Niedersachsens SPD-Ministerpräsident Stephan Weil betonte in einem dpa-Gespräch, es sei zwar allen klar, dass Bildung und Qualifizierung Zukunftsthemen seien, von denen der Erfolg der Gesellschaft abhänge. "Aber wer kümmert sich um diese wichtige Aufgabe? Am Ende sind es nur die Länder und Kommunen. Der Bund hält sich sehr zurück. Je mehr sich der Bund engagiert - selbstverständlich immer im Einvernehmen mit den Ländern - desto besser", sagte Weil. Die Aufhebung des Kooperationsverbotes gehört auch zu den Forderungen der Sozialdemokraten im Bund. Der CDU, in Hannover mit der SPD in einer Großen Koalition verbandelt, werden Weils Äußerungen wohl kaum gefallen.

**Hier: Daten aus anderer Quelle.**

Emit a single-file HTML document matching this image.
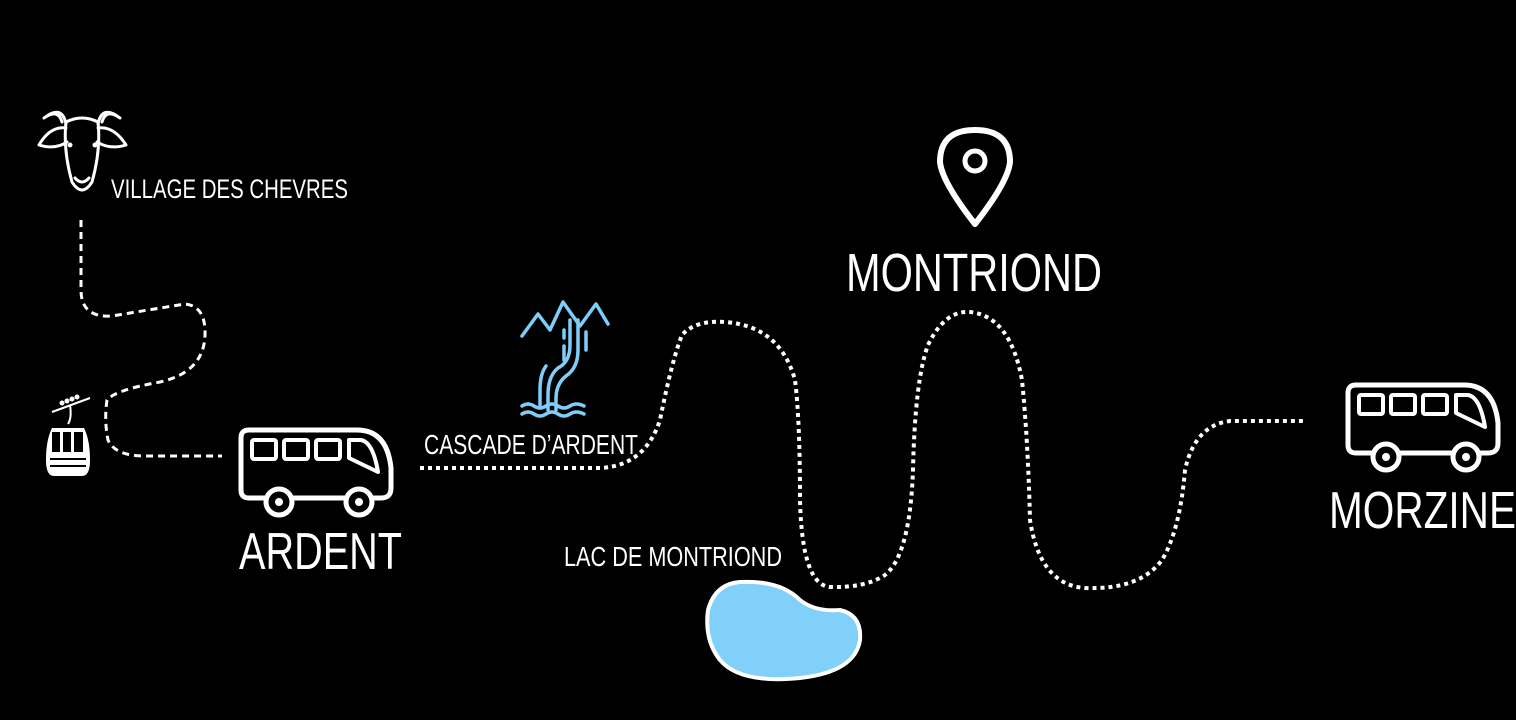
<!DOCTYPE html>
<html><head><meta charset="utf-8"><style>
html,body{margin:0;padding:0;background:#000;}
svg{display:block;}
text{font-family:"Liberation Sans Narrow","Liberation Sans",sans-serif;fill:#fff;}
</style></head><body>
<svg width="1516" height="720" viewBox="0 0 1516 720" xmlns="http://www.w3.org/2000/svg">
<defs>
<g id="bus">
<path d="M10,2 H118 Q148,2 152,40 V60 Q152,70 142,70 H10 Q2,70 2,62 V10 Q2,2 10,2 Z" fill="none" stroke="#fff" stroke-width="5"/>
<rect x="13" y="12" width="24" height="19" rx="2" fill="none" stroke="#fff" stroke-width="4"/>
<rect x="45" y="12" width="24" height="19" rx="2" fill="none" stroke="#fff" stroke-width="4"/>
<rect x="77" y="12" width="24" height="19" rx="2" fill="none" stroke="#fff" stroke-width="4"/>
<path d="M110,12 H122 Q134,14 139,44 L110,30 Z" fill="none" stroke="#fff" stroke-width="4" stroke-linejoin="round"/>
<circle cx="40" cy="74" r="13" fill="#000" stroke="#fff" stroke-width="5"/>
<circle cx="40" cy="74" r="4" fill="#fff"/>
<circle cx="120" cy="74" r="13" fill="#000" stroke="#fff" stroke-width="5"/>
<circle cx="120" cy="74" r="4" fill="#fff"/>
</g>
</defs>

<path d="M81,220 V290 Q81,318 112,316 Q160,308 185,304 Q206,306 205,335 Q204,372 160,382 Q115,390 107,400 Q104,420 108,440 Q115,456 145,456 H222" fill="none" stroke="#fff" stroke-width="3" stroke-dasharray="7,5"/>

<path d="M420,468 H600 Q645,466 660,420 Q672,360 682,335 Q695,320 725,322 Q780,326 795,380 Q800,420 800,500 Q802,585 830,587 Q865,588 885,575 Q910,555 913,470 Q915,380 928,345 Q945,310 970,312 Q1010,316 1022,380 Q1028,440 1030,520 Q1040,585 1085,588 Q1140,590 1162,560 Q1180,530 1185,470 Q1195,425 1230,421 H1305" fill="none" stroke="#fff" stroke-width="4" stroke-dasharray="4,4"/>

<!-- goat -->
<g fill="none" stroke="#fff" stroke-width="3" stroke-linecap="round" stroke-linejoin="round">
<path d="M66,124 Q62,104 44,118 Q58,108 62,122"/>
<path d="M98,124 Q102,104 120,118 Q106,108 102,122"/>
<path d="M66,128 Q50,126 39,145 Q55,150 67,142"/>
<path d="M98,128 Q114,126 126,145 Q110,150 97,142"/>
<path d="M66,122 Q82,114 98,122 Q101,150 92,182 Q82,198 72,182 Q63,150 66,122 Z"/>
<path d="M75,178 Q82,186 89,178"/>
</g>
<circle cx="70" cy="145" r="2.5" fill="#fff"/><circle cx="95" cy="145" r="2.5" fill="#fff"/>

<!-- gondola -->
<line x1="52" y1="412" x2="90" y2="398" stroke="#fff" stroke-width="2"/>
<circle cx="62" cy="403" r="2.5" fill="#fff"/><circle cx="67" cy="401" r="2.5" fill="#fff"/><circle cx="72" cy="399" r="2.5" fill="#fff"/><circle cx="77" cy="397" r="2.5" fill="#fff"/>
<path d="M70,405 Q72,418 68,424" stroke="#fff" stroke-width="2" fill="none"/>
<path d="M52,428 H84 Q90,440 90,460 Q90,476 82,476 H54 Q46,476 46,460 Q46,440 52,428 Z" fill="#fff"/>
<rect x="52" y="432" width="8" height="20" fill="#000"/><rect x="63" y="432" width="8" height="20" fill="#000"/><rect x="74" y="432" width="9" height="20" fill="#000"/>
<rect x="50" y="458" width="36" height="2" fill="#000"/><rect x="50" y="465" width="36" height="2" fill="#000"/>

<!-- waterfall -->
<g fill="none" stroke="#7fcdf8" stroke-width="3.5" stroke-linecap="round" stroke-linejoin="round">
<path d="M522,336 L538,314 L550,330 L563,302 L580,326 L596,304 L608,324"/>
<path d="M570,320 V345 Q570,362 558,368 Q548,376 548,395 V410"/>
<path d="M578,320 V350 Q578,368 566,376 Q556,384 556,398 V410"/>
<path d="M564,330 V338 M564,346 V360 M586,332 V350"/>
<path d="M546,366 Q540,374 540,390 V408"/>
<path d="M522,406 Q528,402 534,406 Q540,410 546,406 Q552,402 558,406 Q564,410 570,406 Q576,402 584,406"/>
<path d="M522,414 Q528,410 534,414 Q540,418 546,414 Q552,410 558,414 Q564,418 570,414 Q576,410 584,414"/>
</g>

<path d="M975,224 Q942,182 940,162 Q940,130 975,130 Q1010,130 1010,162 Q1008,182 975,224 Z" fill="none" stroke="#fff" stroke-width="6" stroke-linejoin="round"/>
<circle cx="975" cy="161" r="10" fill="none" stroke="#fff" stroke-width="5"/>

<path d="M740,582 Q780,580 800,600 Q815,612 840,610 Q862,615 860,640 Q855,672 800,678 Q740,684 720,660 Q704,640 708,610 Q715,584 740,582 Z" fill="#80d0fa" stroke="#fff" stroke-width="4"/>

<use href="#bus" x="239" y="428"/>
<use href="#bus" x="1346" y="383"/>

<text x="111" y="198" font-size="27" textLength="237" lengthAdjust="spacingAndGlyphs">VILLAGE DES CHEVRES</text>
<text x="424" y="454" font-size="28" textLength="214" lengthAdjust="spacingAndGlyphs">CASCADE D’ARDENT</text>
<text x="564" y="566" font-size="28" textLength="218" lengthAdjust="spacingAndGlyphs">LAC DE MONTRIOND</text>
<text x="846" y="291" font-size="54" textLength="256" lengthAdjust="spacingAndGlyphs">MONTRIOND</text>
<text x="239" y="569" font-size="52" textLength="163" lengthAdjust="spacingAndGlyphs">ARDENT</text>
<text x="1329" y="528" font-size="52" textLength="187" lengthAdjust="spacingAndGlyphs">MORZINE</text>
</svg>
</body></html>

"Symbol-und Ersatzdebatte"

Saarlands Ministerpräsidentin Annegret Kramp-Karrenbauer (CDU) sprach von "einer Symbol-und Ersatzdebatte", weil es für die Abschaffung des Verbotes keine qualifizierte Mehrheit im Bundesrat gebe. Sie plädierte stattdessen für die Schaffung eines nationalen Bildungsrates analog zum Wissenschaftsrat und für eine engere Zusammenarbeit zwischen den Bundesländern. Sie setze aber beim Ausbau von Ganztagsangeboten an Grundschulen auf mögliche Hilfen des Bundes. Die ganztägige Bildung und Betreuung in der Grundschule müsse, "so wie im Wahlprogramm von CDU/CSU gefordert, ein gemeinsames Projekt sein, das man mit entsprechender Bundesunterstützung angehen könnte und sollte", sagte die Saarländerin.

Thüringens Ministerpräsident Bodo Ramelow (Linke) warb in dem Bildungsstreit für einen Kompromiss. "Es wäre ehrlicher, wenn das Kooperationsverbot aus dem Grundgesetz wieder gestrichen wird", sagte der einzige Ministerpräsident der Linkspartei der dpa in Erfurt. Er neige aber zu einem "pragmatischen Mittelweg". Er wünsche sich, dass die nächste Bundesregierung eine "Bund-Länder-Gemeinschaftsaufgabe Bildung" anstrebe, sagte Ramelow. Dies hätte den Vorteil, dass die Länderhoheit in der Bildung nicht verloren gehe, der Bund aber über bisherige punktuelle Förderprogramme hinaus ins Boot käme, erklärte Ramelow.